Now, most of the time when I catch him in a lie it is blatant and obvious. He typically speaks very quickly, answers questions wrong (me: “what happened?” him: “I didn’t do anything!”), and repeats the same sentence a few times. It's easy for me to pull the truth out of him and I usually tell him not to lie, to not do XYZ again, and possibly deliver a consequence.
This is a very typical response from most parents
and it is also very effective when you’re in the middle of something and can’t spend a great deal of time on the matter. No harm, no foul.
When I have the extra energy and time, I always prefer a more skilled and deliberate response to a lie. I have noticed a huge difference in our engagement and his behavior moving forward than when I do my short and not-so-sweet reactionary response. This is a sure-fire way to
promote family morals and make it a teachable moment.
Top 5 Steps to take once you catch your child in a lie
1. Acknowledge that you know they are not telling the truth. A simple “You aren’t telling the truth right now” statement is sufficient and there is no need to argue or get into a debate. If you as the caregiver have the proper evidence, gut feeling, or whatever, that is enough. My ONLY caveat is not to blame a person just because they *typically* are the transgressor. Just because their history paints them as the culprit, does not mean they did it this time.
2. Pull them aside and provide the opportunity for truth telling. “I know we often don’t want to get into trouble so we tell a lie, but I want to hear what really happened”. They may or may not share with you what really occurred. Practice over time will lead to good results (especially if you follow the next few steps consistently!)

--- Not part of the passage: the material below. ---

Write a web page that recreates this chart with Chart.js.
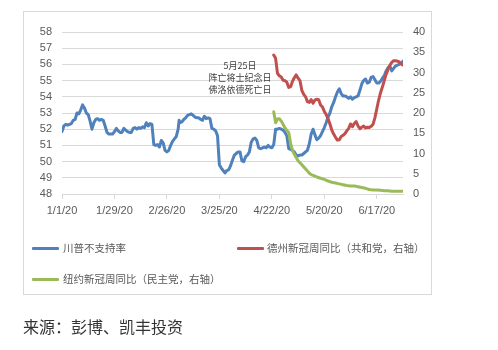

3. Instill your family values. Whether it’s from a religious stand point or that honesty is a way to develop trust, now is your time to share a deeper more vulnerable side of being truthful. I also love the story of The Boy who Cried Wolf. I will either read it or share it from memory and often refer back to it (see my complete list of books here).
4. Have the child identify what they could have done differently in that situation. No matter if what they did was by accident or intentional, there are always alternative ways to respond to a situation. When my son pushed his sister off of the couch because “I didn’t want her to turn the TV on”, his alternative was to tell her it was not TV time or come and get me to assist. By having the child review alternative options, it gets the prefrontal cortex firing for better decision making skills.
5. Identify and share the consequence. Sometimes its as simple as an apology, more elaborate like writing a letter, or removal of a privileged item like videos games. These consequences can either be for the transgression that got them in trouble or also for telling the lie. Use your caregiver instincts to land on what seems most appropriate
When all is said and done, kids lie. Hell, we all do from time to time. The best next step aside from calling them out and giving them a punishment (steps 1 & 5) is all the extra icing that gets layered within the cake (steps 2-4)! It reaaally does make a difference! The more you utilize this approach, the more kids will start opening up and truth telling, as well as be able to stop and use some alternative ways to respond to a situation!